Godland | Crítica

La cólera (nórdica) de Dios

Una imagen del filme de Hylnur Pálmason.

Una imagen del filme de Hylnur Pálmason.

Ya nos advertía el colega Gallego en su crónica del pasado SEFF: Godland se parte en dos entre su primer tramo viajero y paisajístico por los confines del mundo, a saber, en el tránsito marítimo entre el Continente y los espectaculares parajes del Sur de Islandia a finales del XIX, y una segunda mitad donde los personajes y el conflicto se estabilizan durante el proceso de construcción de la iglesia que, desde el primer momento, se convierte en el objetivo evangelizador que mueve a nuestro protagonista, un pastor jansenista danés aficionado a la fotografía.

Son precisamente unas fotografías encontradas en la zona el germen (nunca mostrado) de un filme que los más optimistas, tal vez el propio Pálmason (Un blanco, blanco día), querrían emparentar con la aventura herzogiana de Aguirre-Kinski en la selva amazónica, en ese primer recorrido donde la orografía, el clima y el folclore marcan el camino, el ritmo y una puesta en escena que se aferra al formato cuadrado, el gesto decorativo y las texturas analógicas de la fotografía como elementos para la composición, el movimiento (algo caprichoso) y el trabajo con la luz.

Ya allí se nos presenta a nuestro antagonista, el guía lugareño (Ingvar Sigurdsson) que encarna precisamente esa dialéctica con la fe y el gesto evangelizador que es también, no se olvide, un recordatorio de la vieja cuita histórica entre daneses e islandeses. Con todo es esa la mejor parte del filme, que descansa en la observación y esa evidente sensación de acompañamiento del cine concebido como aventura de riesgo físico a uno y otro lado de la cámara.

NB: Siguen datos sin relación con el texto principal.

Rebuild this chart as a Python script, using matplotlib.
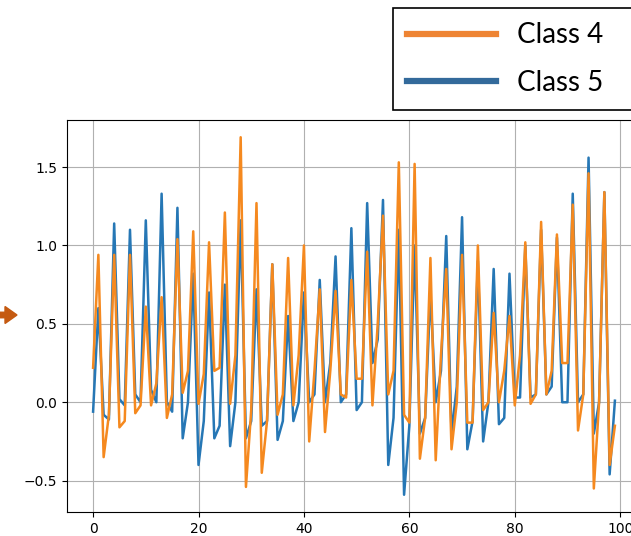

Es, sin embargo, en la segunda, una vez alcanzado el destino e iniciada la tarea de construcción y asentamiento, cuando Godland transita ya por terrenos dramáticos mucho menos estimulantes y (sobre)escritos, en una nueva dialéctica entre fe y pragmatismo, entre lo de fuera y lo propio, entre lo espiritual y lo carnal, que se resuelve por la vía expeditiva de una violencia demasiado anticipada como única solución y salida posible para el relato ante la mirada impasible de la cámara y el paso inevitable de las estaciones.